La détermination des coûts de mise en œuvre des différents projets de rechange relèvent peu de la théorie, mais plutôt de considérations du monde réel avec la présence de diverses frictions. Les professeurs ont généralement tendance à les ignorer dans leur enseignement. Ronald Coase a qualifié cela d’»économique du tableau noir» (en termes d’aujourd’hui, d’économique du PowerPoint) :

La politique étudiée est celle qui est mise en œuvre sur le tableau noir. Toute l’information nécessaire est supposée être disponible et l’enseignant joue toutes les pièces. Il fixe les prix, impose des taxes, et distribue des subventions (sur le tableau noir) pour promouvoir le bien-être général. Mais il n’y a pas d’équivalent à l’enseignant au sein du système économique réel.

Le critère d’être remédiable apparaît comme une application de l’approche des coûts de transaction à l’intérieur des organisations. Laissons à Williamson la tâche de résumer cette approche :

À l’encontre de l’approche standard de l’organisation économique, l’économique des coûts de transaction est une approche contractuelle comparative mettant l’accent sur les propriétés suivantes : (1) l’unité d’analyse est la transaction (dont les dimensions principales sont nommées et expliquées); (2) le principal problème de l’organisation est l’adaptation, dont, on distingue les types autonomes et les types coordonnés d’adaptation; (3) tous les contrats complexes sont incomplets (en raison de la rationalité limitée), et les cas extrêmes dont les enjeux sont considérables invitent la défection de l’esprit de coopération (en raison de l’opportunisme); (4) la gouvernance est le moyen d’insuffler l’ordre, afin d’atténuer les conflits et de réaliser des gains mutuels; (5) économiser sur les coûts de transaction est le principal objectif de l’organisation, ce qui est accompli en (6) alignant les transactions – qui diffèrent sur leurs attributs – avec les structures de gouvernance, qui diffèrent par leurs coûts et leurs compétences, de manière à réaliser des résultats efficaces. (p. 134)
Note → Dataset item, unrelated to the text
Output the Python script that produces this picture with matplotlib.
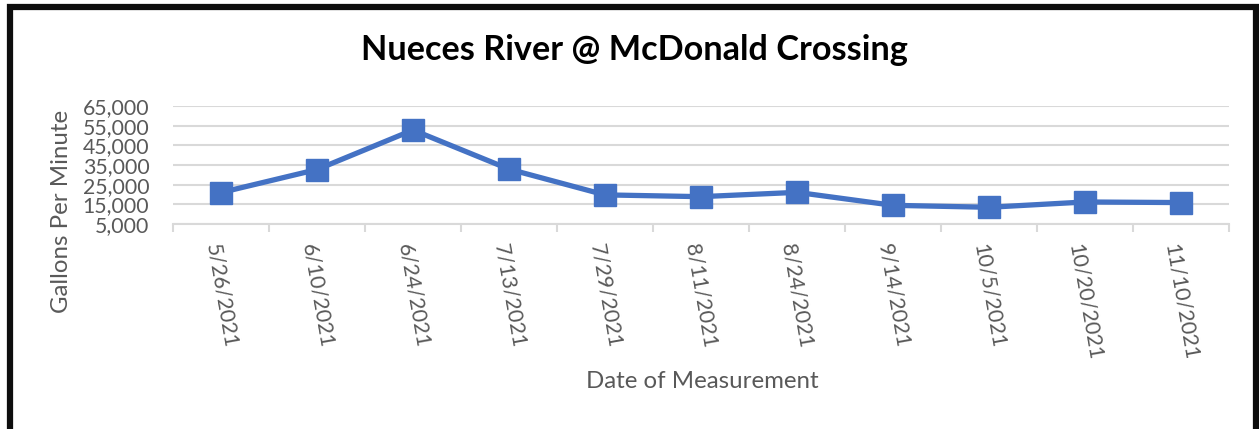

La transposition au secteur public

 Si l’approche des coûts de transaction donne une perspective plus réaliste des organisations et des multiples instruments pour y affronter les problèmes, existe-t-il une équivalence pour le secteur public ?

Les politiques publiques suivent peu les critères de la morale économique qui vise pourtant à augmenter la grosseur du gâteau et, par conséquent, à minimiser le gaspillage. Même si le résultat engendré par les règles du jeu politique implique du gaspillage, ce dernier n’est en lui-même recherché par personne. S’il n’y avait aucun gagnant à la réduction du gâteau ou de la richesse collective, cette réduction n’aurait sûrement pas lieu. C’est ce qui fait dire à Gary Becker (1985) : «Si l’intention des politiques publiques était entièrement connue, je suis assuré que le secteur public se révélerait un producteur et un redistributeur beaucoup plus efficace qu’on ne le croit généralement». (p. 338)

La recherche de votes pour conquérir le pouvoir demande aux partis politiques de réconcilier de multiples objectifs souvent contradictoires. Il n’est donc point surprenant que les politiques apparaissent comme incohérentes pour la personne de l’extérieur qu’est un économiste. C’est comme si on appliquait les règles du jeu de bridge quand c’est une partie de poker qui a lieu.

Conclusion

Face au mode réel, il y a deux voies : le comprendre ou le réformer. La première est la tâche fondamentale de l’économiste.